From Silver Hall of Fame
Mining in Greece is believed to have started in the third millennium BCE, and the earliest evidences of mining in Greece come from Thorikos

Some 5000 years ago, silver mining on the shores of the Aegean Sea

An exceptional archaeological discovery at Thorikos

[1]Source: Ghent University

At the foot of the Mycenaean Acropolis of Thorikos (Greece), a team of mining archaeologists, discovered, in 2016 an inextricable network of galleries, shafts and chambers. About 5 kilometers of subterranean conduits dug in the marble and the limeschists of Attica have been explored and surveyed. These lead to labyrinths of complex mining works. It constitutes at present the widest underground network explored in this part of the Aegean world.
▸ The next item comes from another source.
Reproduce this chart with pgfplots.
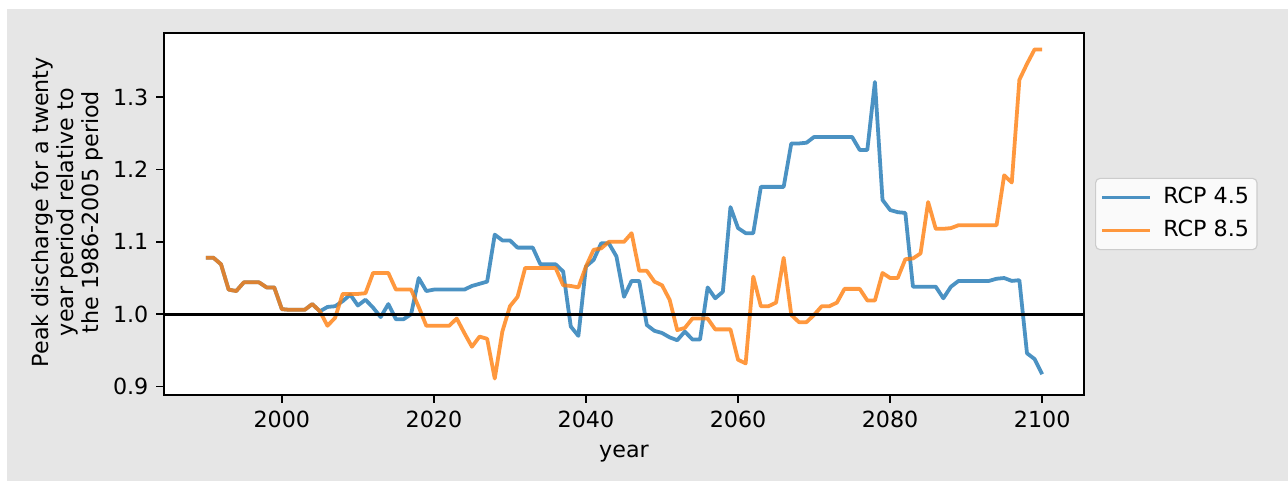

The mine that has been discovered in Thorikos is exceptional in its lay-out and extension. Up to now mining archaeologists working in the Laurion area did not explore such a complex network of galleries and mining infrastructure. They show the physical capacities and skills of the ancient miners to exploit these complex ore deposits and to assure ore dressing activities outside the mine from the Prehistory on. It testifies to a deliberate strategy and to perfect technological and spatial control over the process: an exceptional concentration of means to extract silver and a sophisticated technical system that in its scale is unique within the ancient world.

Already exploited since the 4th / 3rd millennium BC, by the 5th and 4th centuries BC these silver mines constituted the most important mining district of Greece, laying at the basis of Athens' domination of the Aegean world.

The 2015 underground survey campaign brought new information on the mining techniques developed since the first metal ages in this strategic zone of the eastern Mediterranean. The ongoing research not only aims to survey these subterranean remains, but it will also allow to understand the mining technologies of these early periods, the management of mineral resources, their extraction and processing as well as the circulation of the end products... These achievements of human ingenuity already foreshadow the technological advances of the Middle Ages.